On Wednesday, Florida’s Third District Court of Appeal issued a ten-page order, concluding that disqualification was not necessary. The key language:
We agree with the Fifth District that “[a] Facebook friendship does not necessarily signify the existence of a close relationship.” We do so for three reasons. First, as the Kentucky Supreme Court noted, “some people have thousands of Facebook ‘friends.’…
Second, Facebook members often cannot recall every person they have accepted as “friends” or who have accepted them as “friends.” In a recent case, a student, who had over one thousand Facebook “friends,” did not know he was a Facebook “friend” with another student he was accused of assaulting….

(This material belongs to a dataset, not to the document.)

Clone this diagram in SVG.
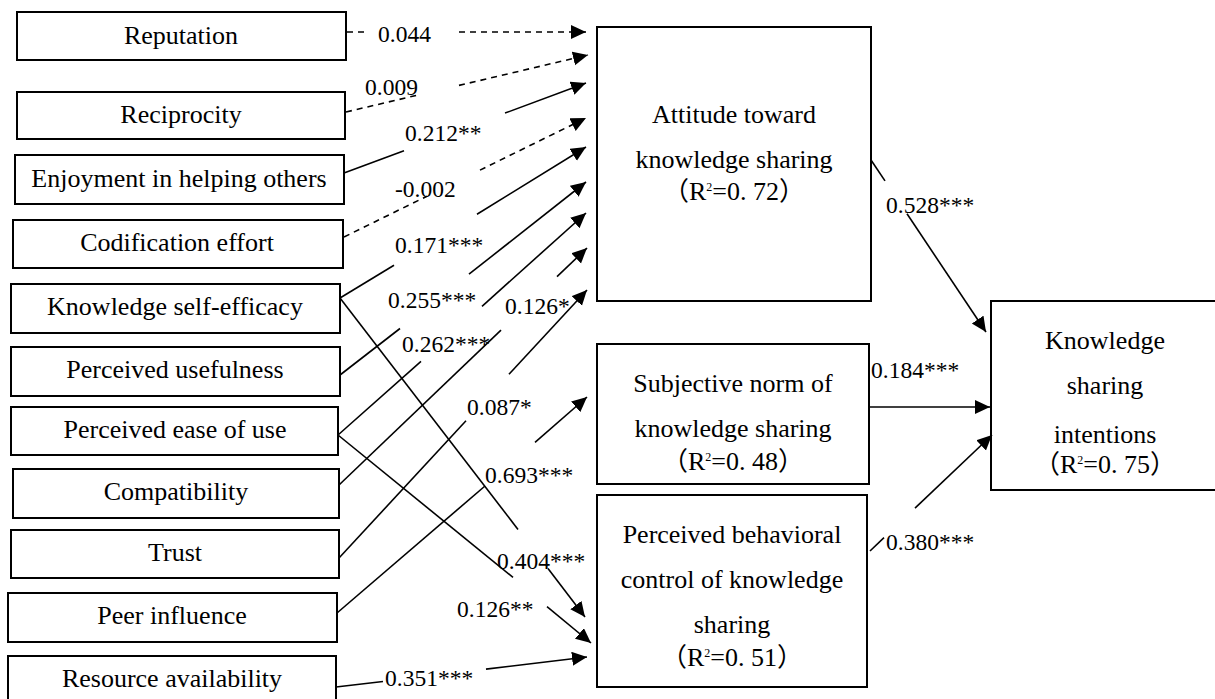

Third many Facebook “friends” are selected based on Facebook’s datamining technology rather than personal interactions. Facebook data-mines its members’ current list of “friends,” uploaded contact lists from smart phones and computers, emails, names tagged in uploaded photographs, internet groups, networks such as schools and employers, and other publicly or privately available information. This information is analyzed by proprietary algorithms that predict associations. Facebook then suggests there “People You May Know” as potential “friends.”
This is a thoughtful and sensible opinion, and the pervasive use of scare quotes around the term “friend” is a telling indictment of how distant our human relationships have grown in an age of social media.